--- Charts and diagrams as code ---
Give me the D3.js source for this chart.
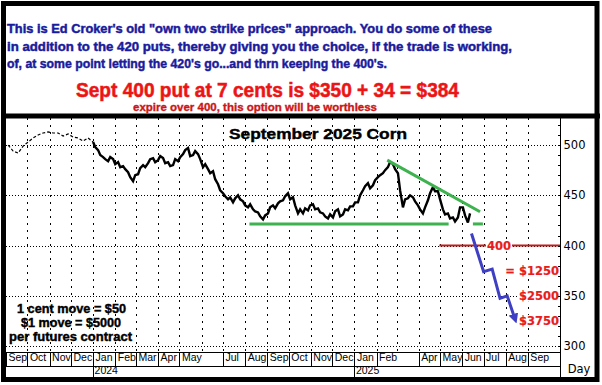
<!DOCTYPE html>
<html><head><meta charset="utf-8">
<script src="https://cdn.jsdelivr.net/npm/d3@7"></script>
<style>body{margin:0;background:#fff}svg{display:block}</style>
</head><body>
<svg id="c" width="602" height="385"></svg>
<script>
// ---------------- DATA ----------------
const noteLines = [
  "This is Ed Croker's old \"own two strike prices\" approach. You do some of these",
  "in addition to the 420 puts, thereby giving you the choice, if the trade is working,",
  "of, at some point letting the 420's go...and thrn keeping the 400's."
];
const offerLine = "Sept 400 put at 7 cents is $350 + 34 = $384";
const expireLine = "expire over 400, this option will be worthless";
const chartTitle = "September 2025 Corn";
const contractLines = ["1 cent move = $50", "$1 move = $5000", "per futures contract"];
const axisUnit = "Day";

const axisStart = "2023-09-01", axisEnd = "2025-10-16";
const yMin = 294.1, yMax = 526.9;
const yTicks = [300, 350, 400, 450, 500];
const yMinorTicks = [300,310,320,330,340,350,360,370,380,390,400,410,420,430,440,450,460,470,480,490,500,510,520];

const monthStarts = ["2023-09-01","2023-10-01","2023-11-01","2023-12-01","2024-01-01","2024-02-01","2024-03-01","2024-04-01","2024-05-01","2024-06-01","2024-07-01","2024-08-01","2024-09-01","2024-10-01","2024-11-01","2024-12-01","2025-01-01","2025-02-01","2025-03-01","2025-04-01","2025-05-01","2025-06-01","2025-07-01","2025-08-01","2025-09-01"];
const monthLabels = ["Sep","Oct","Nov","Dec","Jan","Feb","Mar","Apr","May","","Jul","Aug","Sep","Oct","Nov","Dec","Jan","Feb","","Apr","May","Jun","Jul","Aug","Sep"];
const yearStarts = ["2024-01-01","2025-01-01"];
const yearLabels = ["2024","2025"];

// early (thin, broken) part of the price history
const earlyDates = ["2023-09-04","2023-09-11","2023-09-18","2023-09-25","2023-10-02","2023-10-09","2023-10-16","2023-10-23","2023-10-30","2023-11-06","2023-11-13","2023-11-20","2023-11-27","2023-12-04","2023-12-11","2023-12-18","2023-12-25","2024-01-01"];
const earlyValues = [500,494,492,499,503,507,510,512,513,512,512,509,511,508,507,504,507,503];

// main price path (roughly twice a week)
const priceDates = ["2024-01-01","2024-01-04","2024-01-08","2024-01-11","2024-01-15","2024-01-18","2024-01-22","2024-01-25","2024-01-29","2024-02-01","2024-02-05","2024-02-08","2024-02-12","2024-02-15","2024-02-19","2024-02-22","2024-02-26","2024-02-29","2024-03-04","2024-03-07","2024-03-11","2024-03-14","2024-03-18","2024-03-21","2024-03-25","2024-03-28","2024-04-01","2024-04-04","2024-04-08","2024-04-11","2024-04-15","2024-04-18","2024-04-22","2024-04-25","2024-04-29","2024-05-02","2024-05-06","2024-05-09","2024-05-13","2024-05-16","2024-05-20","2024-05-23","2024-05-27","2024-05-30","2024-06-03","2024-06-06","2024-06-10","2024-06-13","2024-06-17","2024-06-20","2024-06-24","2024-06-27","2024-07-01","2024-07-04","2024-07-08","2024-07-11","2024-07-15","2024-07-18","2024-07-22","2024-07-25","2024-07-29","2024-08-01","2024-08-05","2024-08-08","2024-08-12","2024-08-15","2024-08-19","2024-08-22","2024-08-26","2024-08-29","2024-09-02","2024-09-05","2024-09-09","2024-09-12","2024-09-16","2024-09-19","2024-09-23","2024-09-26","2024-09-30","2024-10-03","2024-10-07","2024-10-10","2024-10-14","2024-10-17","2024-10-21","2024-10-24","2024-10-28","2024-10-31","2024-11-04","2024-11-07","2024-11-11","2024-11-14","2024-11-18","2024-11-21","2024-11-25","2024-11-28","2024-12-02","2024-12-05","2024-12-09","2024-12-12","2024-12-16","2024-12-19","2024-12-23","2024-12-26","2024-12-30","2025-01-02","2025-01-06","2025-01-09","2025-01-13","2025-01-16","2025-01-20","2025-01-23","2025-01-27","2025-01-30","2025-02-03","2025-02-06","2025-02-10","2025-02-13","2025-02-17","2025-02-20","2025-02-24","2025-02-27","2025-03-03","2025-03-06","2025-03-10","2025-03-13","2025-03-17","2025-03-20","2025-03-24","2025-03-27","2025-03-31","2025-04-03","2025-04-07","2025-04-10","2025-04-14","2025-04-17","2025-04-21","2025-04-24","2025-04-28","2025-05-01","2025-05-05","2025-05-08","2025-05-12","2025-05-15","2025-05-19","2025-05-22","2025-05-26","2025-05-29","2025-06-02","2025-06-05","2025-06-09","2025-06-12"];
const priceValues = [503,498,495,490,488,486,484,488,486,481,483,478,479,476,473,468,464,470,471,477,480,478,482,486,487,483,485,489,487,482,483,479,480,486,484,488,491,495,497,489,490,494,491,486,478,481,476,472,474,466,461,455,452,449,446,448,443,447,450,446,444,440,438,441,436,434,433,429,426,430,432,438,440,437,442,444,445,449,452,446,448,440,432,436,432,437,435,440,441,436,437,433,432,429,427,431,428,434,436,429,431,436,435,439,439,443,443,450,455,459,462,457,460,465,468,470,472,475,478,483,481,476,472,455,438,446,447,450,448,444,440,436,432,438,445,452,458,454,454,446,436,431,432,427,428,424,428,438,438,430,423,432,430,421];

const supportDates = ["2024-08-07","2025-05-13"];
const supportStubDates = ["2025-06-16","2025-06-30"];
const supportLevel = 421.5;
const trendDates = ["2025-02-16","2025-06-26"];
const trendValues = [485, 433.6];
const strikeDates = ["2025-04-30","2025-10-16"];
const strikeLevel = 400;
const strikeLabel = "400";
const projDates = ["2025-06-14","2025-07-01","2025-07-13","2025-07-24","2025-08-03","2025-08-13"];
const projValues = [412, 374, 376.5, 347.5, 350, 329];
const payoffLabels = ["= $1250", "$2500", "$3750"];
const payoffLevels = [375, 350, 325];

// ---------------- CHART ----------------
const parse = d3.timeParse("%Y-%m-%d");
const svg = d3.select("#c");
const L = 6, R = 560, T = 118, B = 352, MB = 366, YB = 377;
const x = d3.scaleTime().domain([parse(axisStart), parse(axisEnd)]).range([L, R]);
const y = d3.scaleLinear().domain([yMin, yMax]).range([B, T]);
const ARIAL = "'Liberation Sans', Arial, sans-serif";
const VERD = "'DejaVu Sans', Verdana, sans-serif";

svg.append("rect").attr("width", 602).attr("height", 385).attr("fill", "#fff");

function txt(g, s, px, py, size, color, len, weight = "bold", fam = ARIAL, heavy = 0) {
  const t = g.append("text").attr("x", px).attr("y", py).text(s)
    .attr("font-family", fam).attr("font-size", size).attr("font-weight", weight)
    .attr("fill", color);
  if (heavy) t.attr("stroke", color).attr("stroke-width", heavy);
  if (len) t.attr("textLength", len).attr("lengthAdjust", "spacingAndGlyphs");
  return t;
}

// header notes
const head = svg.append("g");
const noteLens = [485, 505, 380];
const noteBase = [33, 50.5, 68];
noteLines.forEach((s, i) => txt(head, s, 7, noteBase[i], 12.5, "#1a1a9c", noteLens[i], "bold", ARIAL, 0.45));
txt(head, offerLine, 76, 96.5, 19.5, "#ec1515", 383, "bold", ARIAL, 0.5);
txt(head, expireLine, 133, 111, 11.5, "#cc1616", 244, "bold", ARIAL, 0.35);

// grid
const grid = svg.append("g").attr("shape-rendering", "crispEdges");
grid.selectAll("line.h").data(yTicks).join("line")
  .attr("x1", L).attr("x2", R - 3).attr("y1", d => Math.round(y(d)) + 0.5).attr("y2", d => Math.round(y(d)) + 0.5)
  .attr("stroke", "#000").attr("stroke-dasharray", "1,2");
grid.selectAll("line.v").data(monthStarts.slice(1)).join("line")
  .attr("x1", d => Math.round(x(parse(d))) + 0.5).attr("x2", d => Math.round(x(parse(d))) + 0.5)
  .attr("y1", T).attr("y2", B).attr("stroke", "#000").attr("stroke-dasharray", "2,5");

// title
txt(svg, chartTitle, 229, 139, 15, "#000", 178, "bold", ARIAL, 0.4);

// contract note
const cn = svg.append("g");
const cnX = [17, 21, 9], cnLen = [109, 100, 123], cnY = [313, 327, 341];
contractLines.forEach((s, i) => txt(cn, s, cnX[i], cnY[i], 12.5, "#000", cnLen[i], "bold", ARIAL, 0.4));

// price
const line = d3.line().x(d => x(d[0])).y(d => y(d[1]));
svg.append("path").datum(earlyDates.map((d, i) => [parse(d), earlyValues[i]]))
  .attr("d", line).attr("fill", "none").attr("stroke", "#000").attr("stroke-width", 1.2)
  .attr("stroke-dasharray", "3,2");
svg.append("path").datum(priceDates.map((d, i) => [parse(d), priceValues[i]]))
  .attr("d", line).attr("fill", "none").attr("stroke", "#000").attr("stroke-width", 2.4)
  .attr("stroke-linejoin", "miter").attr("stroke-miterlimit", 3);

// green lines
const green = "#3db24e";
svg.append("line").attr("x1", x(parse(supportDates[0]))).attr("x2", x(parse(supportDates[1])))
  .attr("y1", y(supportLevel)).attr("y2", y(supportLevel)).attr("stroke", green).attr("stroke-width", 3);
svg.append("line").attr("x1", x(parse(supportStubDates[0]))).attr("x2", x(parse(supportStubDates[1])))
  .attr("y1", y(supportLevel)).attr("y2", y(supportLevel)).attr("stroke", green).attr("stroke-width", 3);
svg.append("line").attr("x1", x(parse(trendDates[0]))).attr("x2", x(parse(trendDates[1])))
  .attr("y1", y(trendValues[0])).attr("y2", y(trendValues[1])).attr("stroke", green).attr("stroke-width", 3);

// strike line
svg.append("line").attr("x1", x(parse(strikeDates[0]))).attr("x2", x(parse(strikeDates[1])))
  .attr("y1", y(strikeLevel)).attr("y2", y(strikeLevel)).attr("stroke", "#c01c1c").attr("stroke-width", 2);

// projection arrow
const defs = svg.append("defs");
defs.append("marker").attr("id", "ah").attr("viewBox", "0 0 10 10").attr("refX", 3).attr("refY", 5)
  .attr("markerWidth", 3.3).attr("markerHeight", 3.3).attr("orient", "auto")
  .append("path").attr("d", "M0,0L10,5L0,10z").attr("fill", "#3f3fc4");
svg.append("path").datum(projDates.map((d, i) => [parse(d), projValues[i]]))
  .attr("d", line).attr("fill", "none").attr("stroke", "#3f3fc4").attr("stroke-width", 3)
  .attr("stroke-linejoin", "miter").attr("marker-end", "url(#ah)");

// red labels
const lab = svg.append("g");
function redLabel(s, xr, yc) {
  const t = txt(lab, s, xr, yc + 4, 11.5, "#e81c1c", null, "bold", VERD, 0.2).attr("text-anchor", "end");
  const bb = t.node().getBBox();
  lab.insert("rect", "text").attr("x", bb.x - 1).attr("y", bb.y + 1).attr("width", bb.width + 2).attr("height", bb.height - 2).attr("fill", "#fff");
}
payoffLabels.forEach((s, i) => redLabel(s, R - 1, y(payoffLevels[i])));
redLabel(strikeLabel, 511, y(strikeLevel));
lab.selectAll("text").raise();

// right axis
const ax = svg.append("g").attr("shape-rendering", "crispEdges");
ax.append("line").attr("x1", R + 0.5).attr("x2", R + 0.5).attr("y1", T).attr("y2", YB).attr("stroke", "#000");
const minor = d3.axisLeft(y).tickValues(yMinorTicks).tickSize(3).tickFormat("");
ax.append("g").attr("transform", `translate(${R + 0.5},0)`).call(minor).call(g => g.select(".domain").remove());
const major = d3.axisRight(y).tickValues(yTicks).tickSize(0).tickPadding(3);
ax.append("g").attr("transform", `translate(${R + 0.5},0)`).call(major)
  .call(g => g.select(".domain").remove())
  .call(g => g.selectAll("text").attr("font-family", VERD).attr("font-size", 11.5).attr("fill", "#000"));
txt(svg, axisUnit, 579, 373, 11.5, "#000", null, "normal", VERD).attr("text-anchor", "middle");

// bottom month/year axis
const bx = svg.append("g").attr("shape-rendering", "crispEdges");
bx.append("line").attr("x1", L).attr("x2", R).attr("y1", B + 0.5).attr("y2", B + 0.5).attr("stroke", "#000");
bx.append("line").attr("x1", L).attr("x2", R).attr("y1", MB + 0.5).attr("y2", MB + 0.5).attr("stroke", "#000");
const labeled = monthStarts.map((d, i) => [d, monthLabels[i]]).filter(d => d[1] !== "");
const mAxis = d3.axisBottom(x).tickValues(labeled.map(d => parse(d[0]))).tickSize(MB - B)
  .tickFormat((d, i) => labeled[i][1]);
bx.append("g").attr("transform", `translate(0,${B})`).call(mAxis)
  .call(g => g.select(".domain").remove())
  .call(g => g.selectAll("text").attr("text-anchor", "start").attr("x", 2).attr("y", 1.5).attr("dy", "0.71em")
    .attr("font-family", ARIAL).attr("font-size", 10.5).attr("fill", "#000"));
const yAxis = d3.axisBottom(x).tickValues(yearStarts.map(parse)).tickSize(YB - MB)
  .tickFormat((d, i) => yearLabels[i]);
bx.append("g").attr("transform", `translate(0,${MB})`).call(yAxis)
  .call(g => g.select(".domain").remove())
  .call(g => g.selectAll("text").attr("text-anchor", "start").attr("x", 1).attr("y", 0.5).attr("dy", "0.71em")
    .attr("font-family", ARIAL).attr("font-size", 10.5).attr("fill", "#000"));

// frame
svg.append("rect").attr("x", 1).attr("y", 113.5).attr("width", 599).attr("height", 5).attr("fill", "#000");
svg.append("rect").attr("x", 3.5).attr("y", 3.5).attr("width", 593.5).attr("height", 376)
  .attr("fill", "none").attr("stroke", "#000").attr("stroke-width", 5);
</script>
</body></html>
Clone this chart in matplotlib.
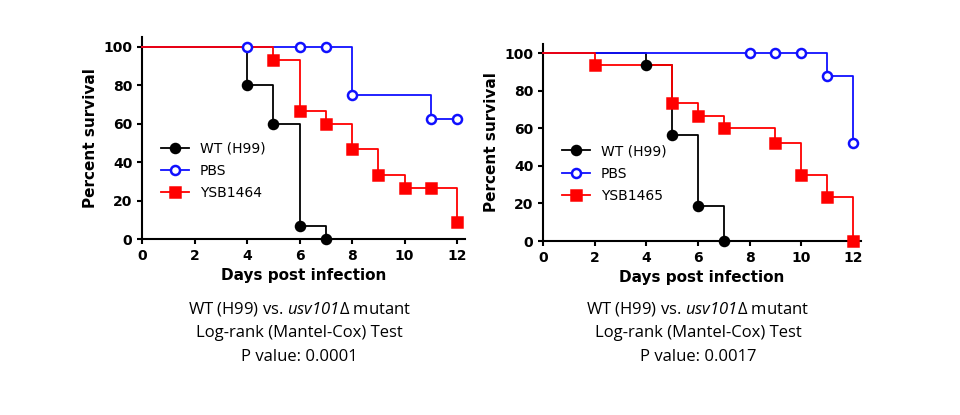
import matplotlib
matplotlib.use("Agg")
import matplotlib.pyplot as plt

plt.rcParams['mathtext.fontset'] = 'custom'
plt.rcParams['mathtext.it'] = 'Open Sans:italic'
plt.rcParams['mathtext.rm'] = 'Open Sans:italic'

# Left panel
L_wt_x = [0, 4, 5, 6, 7]; L_wt_y = [100, 80, 60, 6.67, 0]
L_pbs_x = [0, 4, 6, 7, 8, 11, 12]; L_pbs_y = [100, 100, 100, 100, 75, 62.5, 62.5]
L_ysb_x = [0, 5, 6, 7, 8, 9, 10, 11, 12]; L_ysb_y = [100, 93.3, 66.7, 60, 46.7, 33.3, 26.7, 26.7, 8.9]
# Right panel
R_wt_x = [0, 4, 5, 6, 7]; R_wt_y = [100, 93.75, 56.25, 18.75, 0]
R_pbs_x = [0, 8, 9, 10, 11, 12]; R_pbs_y = [100, 100, 100, 100, 87.5, 52]
R_ysb_x = [0, 2, 5, 6, 7, 9, 10, 11, 12]; R_ysb_y = [100, 93.75, 73.3, 66.7, 60, 52, 35, 23.3, 0]
xticks = list(range(0, 13, 2))
yticks = list(range(0, 101, 20))

fig = plt.figure(figsize=(9.6, 4.15), dpi=100)
W, H = 960, 415

def panel(left, bottom, pxx, pxy, series, caption):
    ax = fig.add_axes([left / W, (H - bottom) / H, 12.3 * pxx / W, 105 * pxy / H])
    for (x, y, c, m, fc, lab) in series:
        ax.step(x, y, where='post', color=c, lw=1.3, clip_on=False, zorder=3)
        ax.plot(x[1:], y[1:], ls='none', marker=m, color=c, mfc=fc, mew=1.8, ms=6.5,
                clip_on=False, zorder=4)
        ax.plot([], [], color=c, marker=m, mfc=fc, mew=1.8, ms=6.5, lw=1.3, label=lab)
    ax.set_xlim(0, 12.3); ax.set_ylim(0, 105)
    ax.set_xticks(xticks); ax.set_yticks(yticks)
    for s in ['top', 'right']:
        ax.spines[s].set_visible(False)
    for s in ['left', 'bottom']:
        ax.spines[s].set_linewidth(1.5)
    ax.tick_params(width=1.5, labelsize=10)
    for t in ax.get_xticklabels() + ax.get_yticklabels():
        t.set_fontweight('bold')
    ax.set_xlabel('Days post infection', fontsize=11, fontweight='bold')
    ax.set_ylabel('Percent survival', fontsize=11, fontweight='bold')
    ax.legend(loc='lower left', bbox_to_anchor=(0.02, 0.13), frameon=False, fontsize=10,
              handlelength=2, labelspacing=0.6)
    cx = (left + 6 * pxx) / W
    lines = ['WT (H99) vs. $\\mathrm{usv101}$Δ mutant', 'Log-rank (Mantel-Cox) Test', caption]
    for i, t in enumerate(lines):
        fig.text(cx, 1 - (309 + 24 * i) / H, t, ha='center', va='center', fontsize=12,
                 family='Open Sans')

panel(142, 239, 26.25, 1.92, [
    (L_wt_x, L_wt_y, 'black', 'o', 'black', 'WT (H99)'),
    (L_pbs_x, L_pbs_y, '#1010ff', 'o', 'white', 'PBS'),
    (L_ysb_x, L_ysb_y, '#ff0000', 's', '#ff0000', 'YSB1464')], 'P value: 0.0001')
panel(543, 241, 25.83, 1.88, [
    (R_wt_x, R_wt_y, 'black', 'o', 'black', 'WT (H99)'),
    (R_pbs_x, R_pbs_y, '#1010ff', 'o', 'white', 'PBS'),
    (R_ysb_x, R_ysb_y, '#ff0000', 's', '#ff0000', 'YSB1465')], 'P value: 0.0017')

fig.savefig('out.png', dpi=100)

--- What you are asked to do ---
Nothing but the lines from the one with "Clone this chart in matplotlib." through the one with "plt.rcParams['mathtext.rm'] = 'Open" should be copied, word for word. Pictures are left out.

--- Response below ---
Clone this chart in matplotlib.
import matplotlib
matplotlib.use("Agg")
import matplotlib.pyplot as plt

plt.rcParams['mathtext.fontset'] = 'custom'
plt.rcParams['mathtext.it'] = 'Open Sans:italic'
plt.rcParams['mathtext.rm'] = 'Open Sans:italic'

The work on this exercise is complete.